Exercise inputs
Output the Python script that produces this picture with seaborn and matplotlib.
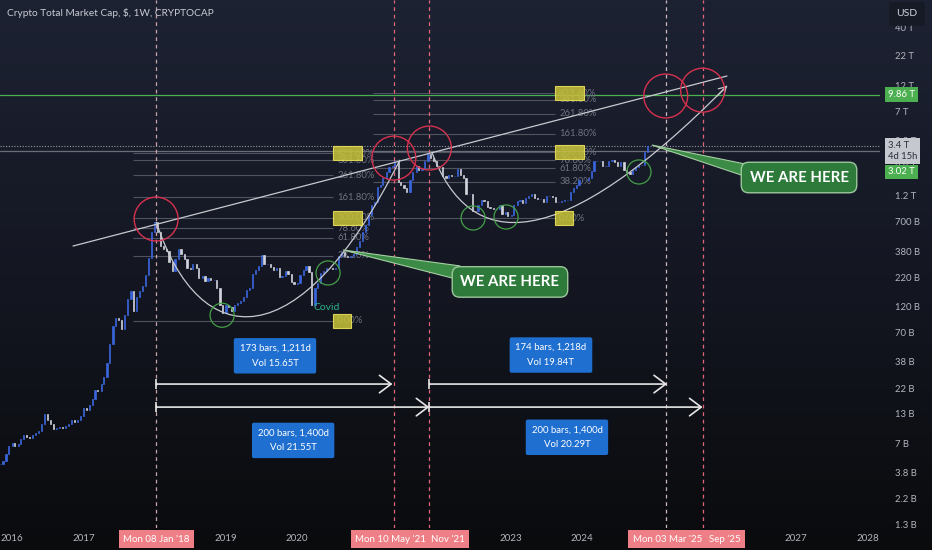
import matplotlib
matplotlib.use("Agg")
import matplotlib.pyplot as plt
import matplotlib.dates as mdates
import numpy as np
import pandas as pd
import seaborn as sns
from matplotlib.colors import LinearSegmentedColormap
from matplotlib.path import Path
from matplotlib.patches import PathPatch, Polygon

# half-monthly closes (1st / 15th), billions of USD
close_2015 = [4.5, 4.8, 5.6, 6.6]
close_2016 = [7.0, 6.6, 6.9, 7.6, 8.2, 7.9, 7.8, 8.2, 8.6, 9.0, 10.5, 12.8,
              11.2, 10.4, 9.4, 9.6, 9.7, 9.6, 9.9, 10.4, 11.3, 10.9, 11.4, 12.2]
close_2017 = [14.5, 14.0, 15.5, 17.5, 21.0, 20.5, 24.0, 27.5, 37.0, 55.0, 80.0, 95.0,
              90.0, 75.0, 100.0, 140.0, 165.0, 110.0, 145.0, 165.0, 185.0, 230.0, 330.0, 560.0]
close_2018 = [700, 560, 420, 400, 380, 300, 250, 320, 400, 360, 320, 270,
              260, 290, 270, 215, 225, 205, 215, 210, 210, 175, 125, 105]
close_2019 = [125, 118, 110, 125, 130, 135, 145, 170, 175, 235, 255, 280,
              350, 290, 290, 275, 255, 265, 220, 225, 250, 235, 200, 190]
close_2020 = [195, 230, 255, 280, 245, 125, 175, 195, 240, 250, 270, 265,
              260, 270, 340, 370, 345, 335, 345, 360, 410, 470, 560, 650]
close_2021 = [800, 1000, 1050, 1450, 1500, 1750, 1950, 2200, 2250, 2500, 1600, 1500,
              1400, 1300, 1650, 1950, 2250, 2050, 2100, 2450, 2850, 2650, 2450, 2250]
close_2022 = [2200, 1800, 1750, 1850, 1800, 1800, 2100, 1850, 1750, 1250, 1250, 880,
              870, 1000, 1100, 1080, 950, 930, 920, 920, 1000, 820, 850, 790]
close_2023 = [800, 1000, 1070, 1100, 1030, 1150, 1200, 1250, 1150, 1130, 1130, 1050,
              1200, 1200, 1180, 1050, 1050, 1070, 1100, 1100, 1300, 1400, 1500, 1650]
close_2024 = [1650, 1650, 1750, 2000, 2450, 2500, 2500, 2250, 2250, 2450, 2550, 2400,
              2250, 2400, 2050, 1950, 1900, 2050, 2200, 2300, 2300, 3000, 3350, 3400]

closes = (close_2015 + close_2016 + close_2017 + close_2018 + close_2019
          + close_2020 + close_2021 + close_2022 + close_2023 + close_2024)

# price scale
tick_values = [40e12, 22e12, 12e12, 7e12, 3.8e12, 2.2e12, 1.2e12, 700e9, 380e9, 220e9,
               120e9, 70e9, 38e9, 22e9, 13e9, 7e9, 3.8e9, 2.2e9, 1.3e9]
year_ticks = [2016, 2017, 2019, 2020, 2023, 2024, 2027, 2028]

# fibonacci retracements
fib_levels = [0, 0.382, 0.618, 0.786, 1, 1.618, 2.618, 3.618, 4.236]
fib_labels = ["0.00%", "38.20%", "61.80%", "78.60%", "100.00%",
              "161.80%", "261.80%", "361.80%", "423.60%"]
fib_marked = ["0.00%", "100.00%", "423.60%"]
fib_a = ("2017-09-12", "2020-07-02", 89e9, 757e9)
fib_b = ("2021-01-23", "2023-08-14", 756e9, 2.98e12)

# cycle markers
vline_dates = ["2018-01-08", "2021-05-10", "2021-11-08", "2025-03-03", "2025-09-08"]
vline_colors = ["#c9a3ab", "#e0677a", "#e0677a", "#cdb9bd", "#e0677a"]
top_dates = ["2018-01-08", "2021-05-10", "2021-11-08", "2025-03-03", "2025-09-08"]
top_values = [740e9, 2.63e12, 3.24e12, 9.57e12, 10.8e12]
low_dates = ["2018-12-12", "2020-06-07", "2022-06-20", "2022-12-06", "2024-10-17"]
low_values = [100e9, 241e9, 756e9, 772e9, 1.97e12]

# date ranges
range_arrows = [("2018-01-08", "2021-05-03", 23.9e9), ("2018-01-08", "2021-11-08", 14.8e9),
                ("2021-11-08", "2025-03-10", 23.9e9), ("2021-11-08", "2025-09-08", 14.8e9)]
range_boxes = [("2019-09-09", 43e9, "173 bars, 1,211d\nVol 15.65T"),
               ("2019-12-11", 7.4e9, "200 bars, 1,400d\nVol 21.55T"),
               ("2023-07-24", 43.7e9, "174 bars, 1,218d\nVol 19.84T"),
               ("2023-10-14", 7.9e9, "200 bars, 1,400d\nVol 20.29T")]

# highlighted dates on the time axis (pushed apart where they collide)
date_labels = [("2022-02-10", "Nov '21"), ("2021-04-25", "Mon 10 May '21"),
               ("2026-01-01", "Sep '25"), ("2025-03-12", "Mon 03 Mar '25"),
               ("2018-01-08", "Mon 08 Jan '18")]


def d(s):
    return mdates.date2num(pd.Timestamp(s))


def fmt_price(v):
    if v >= 1e12:
        return f"{v / 1e12:g} T"
    return f"{v / 1e9:g} B"


sns.set_style("dark", {"axes.facecolor": "none"})
plt.rcParams["font.family"] = ["Lato", "DejaVu Sans"]

fig = plt.figure(figsize=(9.32, 5.5), dpi=100)

# background gradient
bg = fig.add_axes([0, 0, 1, 1], zorder=-1)
cmap = LinearSegmentedColormap.from_list("tv", ["#1d2233", "#141722", "#0a0b0d"])
bg.imshow(np.linspace(0, 1, 256).reshape(-1, 1), aspect="auto", cmap=cmap, extent=[0, 1, 0, 1])
bg.set_axis_off()

ax = fig.add_axes([0, 22 / 550, 880 / 932, 528 / 550])
ax.set_facecolor("none")
ax.set_yscale("log")
for sp in ax.spines.values():
    sp.set_visible(False)

# candles
dates = pd.date_range("2015-11-01", periods=len(closes), freq="SMS")
xnum = mdates.date2num(dates)
close = np.array(closes) * 1e9
openp = np.r_[close[0], close[:-1]]
lo = np.minimum(openp, close)
hi = np.maximum(openp, close)
colors = np.where(close >= openp, "#3a66dd", "#d1d4dc")
ax.bar(xnum, hi - lo, bottom=lo, width=6, color=colors, edgecolor=colors,
       linewidth=0.5, zorder=3)

xmin, xmax = d("2015-10-31"), d("2028-03-05")

# horizontal levels
ax.axhline(9.86e12, color="#4caf50", lw=0.9, zorder=1.5)
ax.axhline(3.02e12, color="#6a6d78", lw=0.9, zorder=1.5)
ax.axhline(3.4e12, color="#9598a1", lw=0.8, ls=(0, (1, 1.5)), zorder=1.5)

# fibonacci sets
for start, end, p0, p1 in [fib_a, fib_b]:
    for lvl, lab in zip(fib_levels, fib_labels):
        price = p0 + lvl * (p1 - p0)
        ax.hlines(price, d(start), d(end), color="#4f535f", lw=0.8, zorder=1)
        ax.annotate(lab, xy=(d(end), price), xytext=(3, 0), textcoords="offset points",
                    ha="left", va="center", fontsize=6.8, color="#6f7380", zorder=2)
        if lab in fib_marked:
            ax.annotate(lab[:-2], xy=(d(end), price), xytext=(2, 0), textcoords="offset points",
                        ha="left", va="center", fontsize=6.8, color=(0, 0, 0, 0), zorder=6,
                        bbox=dict(boxstyle="square,pad=0.25", fc="#c9c43a", ec="#f2e85c",
                                  lw=0.8, alpha=0.85))

# cycle verticals
for vd, vc in zip(vline_dates, vline_colors):
    ax.axvline(d(vd), color=vc, lw=0.9, ls=(0, (3, 3)), zorder=2)

# trend line and arcs
sns.lineplot(x=[d("2016-11-08"), d("2026-01-11")], y=[422e9, 14.5e12], ax=ax,
             color="#c8cad0", lw=0.9, zorder=4)

arc1 = [("2018-01-08", 700e9), ("2018-08-21", 43.7e9), ("2020-01-15", 39.4e9), ("2021-06-10", 2.53e12)]
arc2 = [("2021-11-21", 2.98e12), ("2022-06-04", 350e9), ("2023-09-08", 350e9), ("2026-01-11", 11.8e12)]
codes = [Path.MOVETO, Path.CURVE4, Path.CURVE4, Path.CURVE4]
for arc in [arc1, arc2]:
    verts = [(d(a), b) for a, b in arc]
    ax.add_patch(PathPatch(Path(verts, codes), fill=False, ec="#c8cad0", lw=0.9, zorder=4))
ax.annotate("", xy=(d("2026-01-11"), 11.8e12), xytext=(d("2025-11-21"), 9.57e12),
            arrowprops=dict(arrowstyle="->,head_length=0.5,head_width=0.3", color="#c8cad0",
                            lw=0.9, shrinkA=0, shrinkB=0), zorder=4)

# circles
ax.scatter([d(x) for x in top_dates], top_values, s=1000, facecolors="none",
           edgecolors="#d7314f", linewidths=1.0, zorder=5)
ax.scatter([d(x) for x in low_dates], low_values, s=300, facecolors="none",
           edgecolors="#43a047", linewidths=0.9, zorder=5)

ax.text(d("2020-03-22"), 118e9, "Covid", color="#2bb38a", fontsize=7.5, ha="left",
        va="center", zorder=6)

# date range arrows and boxes
for a, b, y in range_arrows:
    ax.annotate("", xy=(d(b), y), xytext=(d(a), y),
                arrowprops=dict(arrowstyle="->,head_length=0.6,head_width=0.45",
                                color="#e6e6e6", lw=1.2, shrinkA=0, shrinkB=0,
                                mutation_scale=14), zorder=6)
    ax.scatter([d(a)], [y], marker="|", s=45, color="#e6e6e6", linewidths=1.2, zorder=6)
for bx, by, txt in range_boxes:
    ax.text(d(bx), by, txt, ha="center", va="center", color="white", fontsize=6.9,
            linespacing=1.85, zorder=6,
            bbox=dict(boxstyle="round,pad=0.6,rounding_size=0.2", fc="#1f6fd1", ec="none"))

# WE ARE HERE callouts
callouts = [(("2020-08-22", 389e9), ("2022-04-14", 279e9), ("2022-04-14", 208e9), ("2022-12-26", 200e9)),
            (("2024-12-22", 3.45e12), ("2026-05-08", 2.28e12), ("2026-05-08", 1.74e12), ("2027-01-15", 1.755e12))]
for tip, b1, b2, centre in callouts:
    poly = [(d(tip[0]), tip[1]), (d(b1[0]), b1[1]), (d(b2[0]), b2[1])]
    ax.add_patch(Polygon(poly, closed=True, fc="#3b8a45", ec="#a5cfa3", lw=0.8, zorder=7))
    ax.text(d(centre[0]), centre[1], "WE ARE HERE", ha="center", va="center", color="white",
            fontsize=10.8, fontweight="bold", zorder=8,
            bbox=dict(boxstyle="round,pad=0.55,rounding_size=0.5", fc="#2e7a3b",
                      ec="#9cc79b", lw=1.0))

# axes
ax.set_xlim(xmin, xmax)
ax.set_ylim(10 ** 9.078, 10 ** 13.848)
ax.yaxis.tick_right()
ax.set_yticks(tick_values)
ax.set_yticklabels([fmt_price(v) for v in tick_values])
ax.yaxis.set_minor_locator(matplotlib.ticker.NullLocator())
ax.tick_params(axis="y", length=0, pad=11, labelsize=6.8, labelcolor="#b2b5be")
ax.set_xticks([d(f"{y}-01-01") for y in year_ticks])
ax.set_xticklabels([str(y) for y in year_ticks])
ax.tick_params(axis="x", length=0, pad=4, labelsize=7, labelcolor="#b2b5be")
ax.grid(False)

# highlighted dates under the x axis
xt = ax.get_xaxis_transform()
for ld, lt in date_labels:
    ax.text(d(ld), -0.021, lt, transform=xt, ha="center", va="center", color="white",
            fontsize=7, clip_on=False, zorder=20,
            bbox=dict(boxstyle="square,pad=0.45", fc="#ef7f86", ec="none"))

# price scale labels
yt = ax.get_yaxis_transform()
ax.text(1.009, 9.86e12, "9.86 T", transform=yt, ha="left", va="center", color="white",
        fontsize=6.8, clip_on=False, zorder=20,
        bbox=dict(boxstyle="square,pad=0.3", fc="#4caf50", ec="none"))
ax.text(1.009, 3.05e12, "3.4 T\n4d 15h", transform=yt, ha="left", va="center",
        color="#2a2e39", fontsize=6.8, clip_on=False, zorder=20, linespacing=1.3,
        bbox=dict(boxstyle="square,pad=0.3", fc="#c5c8cf", ec="none"))
ax.text(1.009, 1.97e12, "3.02 T", transform=yt, ha="left", va="center", color="white",
        fontsize=6.8, clip_on=False, zorder=20,
        bbox=dict(boxstyle="square,pad=0.3", fc="#4caf50", ec="none"))

fig.text(907 / 932, 1 - 14 / 550, "USD", ha="center", va="center", color="#d1d4dc",
         fontsize=7.5, zorder=20,
         bbox=dict(boxstyle="round,pad=0.7,rounding_size=0.2", fc="#161a25", ec="none"))
fig.text(7 / 932, 1 - 13 / 550, "Crypto Total Market Cap, $, 1W, CRYPTOCAP",
         ha="left", va="center", color="#c9ccd4", fontsize=7.3)

fig.savefig("out.png", dpi=100)
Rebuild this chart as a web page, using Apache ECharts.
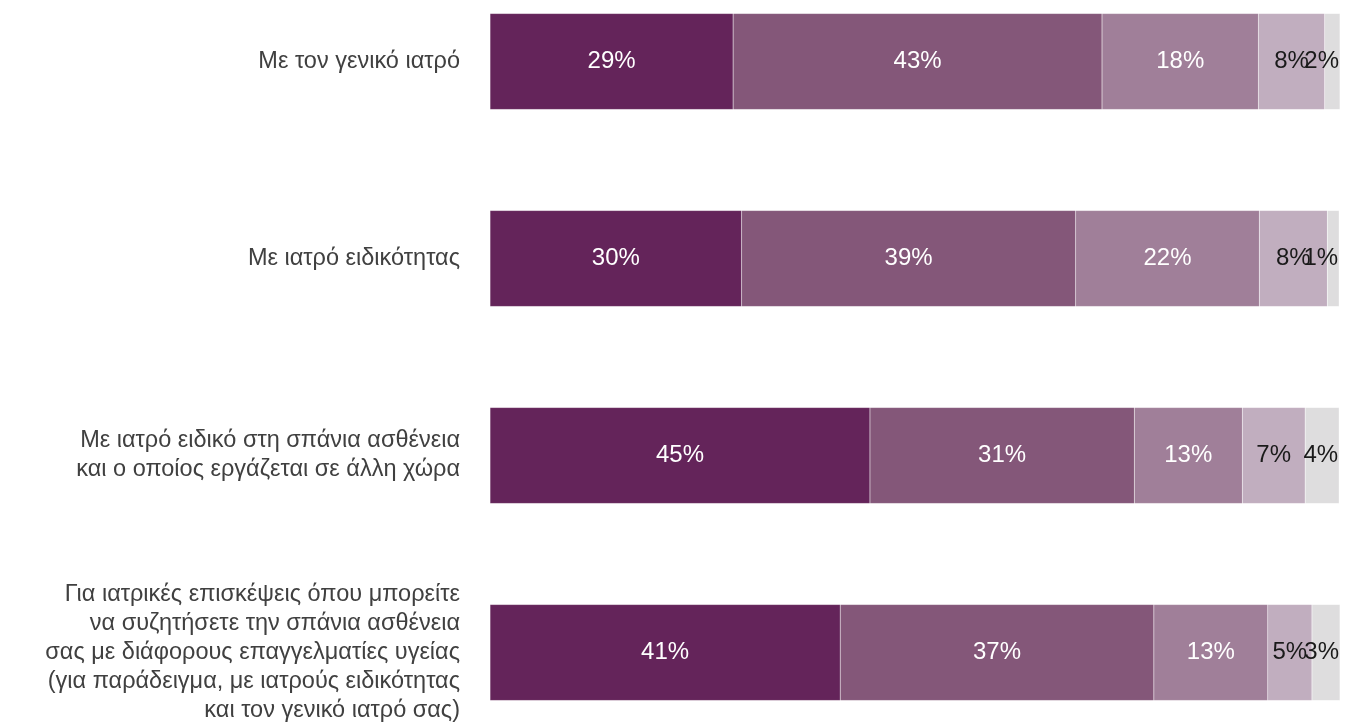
<!DOCTYPE html>
<html>
<head>
<meta charset="utf-8">
<script src="https://cdn.jsdelivr.net/npm/echarts@6/dist/echarts.min.js"></script>
<style>
html,body{margin:0;padding:0;background:#fff;overflow:hidden;width:1345px;height:726px;}
#c{position:absolute;left:0;top:-37px;width:1345px;height:788px;}
</style>
</head>
<body>
<div id="c"></div>
<script>
var categories = [
  'Με τον γενικό ιατρό',
  'Με ιατρό ειδικότητας',
  'Με ιατρό ειδικό στη σπάνια ασθένεια\nκαι ο οποίος εργάζεται σε άλλη χώρα',
  'Για ιατρικές επισκέψεις όπου μπορείτε\nνα συζητήσετε την σπάνια ασθένεια\nσας με διάφορους επαγγελματίες υγείας\n(για παράδειγμα, με ιατρούς ειδικότητας\nκαι τον γενικό ιατρό σας)'
];
var series1 = [28.6, 29.6, 44.7, 41.2];
var series2 = [43.4, 39.3, 31.1, 36.9];
var series3 = [18.4, 21.6, 12.7, 13.4];
var series4 = [7.8, 8.0, 7.4, 5.2];
var series5 = [1.8, 1.4, 4.0, 3.3];

var colors = ['#64245A', '#845779', '#A07F99', '#C1AEBF', '#DEDDDE'];
var labelColors = ['#ffffff', '#ffffff', '#ffffff', '#1a1a1a', '#1a1a1a'];
var FONT = '"Liberation Sans", Arial, sans-serif';

function mk(data, i) {
  return {
    type: 'bar',
    stack: 'all',
    data: data,
    barWidth: 96,
    itemStyle: { color: colors[i], borderColor: 'rgba(255,255,255,0.2)', borderWidth: 0.5 },
    label: {
      show: true,
      position: i === 4 ? 'insideRight' : 'inside',
      distance: 1,
      color: labelColors[i],
      fontSize: 24,
      fontFamily: FONT,
      formatter: function (p) { return Math.round(p.value) + '%'; }
    },
    emphasis: { disabled: true }
  };
}

var chart = echarts.init(document.getElementById('c'));
chart.setOption({
  animation: false,
  grid: { left: 490, right: 5, top: 0, bottom: 0, containLabel: false },
  xAxis: { type: 'value', min: 0, max: 100, show: false },
  yAxis: {
    type: 'category',
    data: categories,
    inverse: true,
    axisLine: { show: false },
    axisTick: { show: false },
    axisLabel: { color: '#404040', fontSize: 23.5, fontFamily: FONT, margin: 30, lineHeight: 29, align: 'right' }
  },
  series: [mk(series1, 0), mk(series2, 1), mk(series3, 2), mk(series4, 3), mk(series5, 4)]
});
</script>
</body>
</html>
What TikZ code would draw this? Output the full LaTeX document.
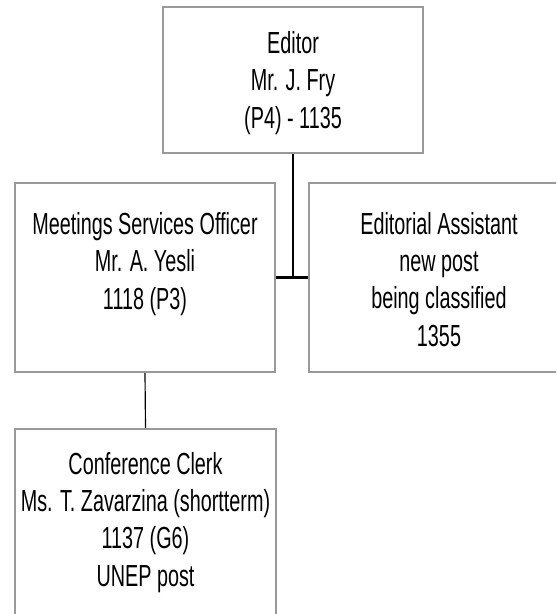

What needs to be done
Each line holding the word "seaborn" counts once; report the total and nothing else.

Written response
2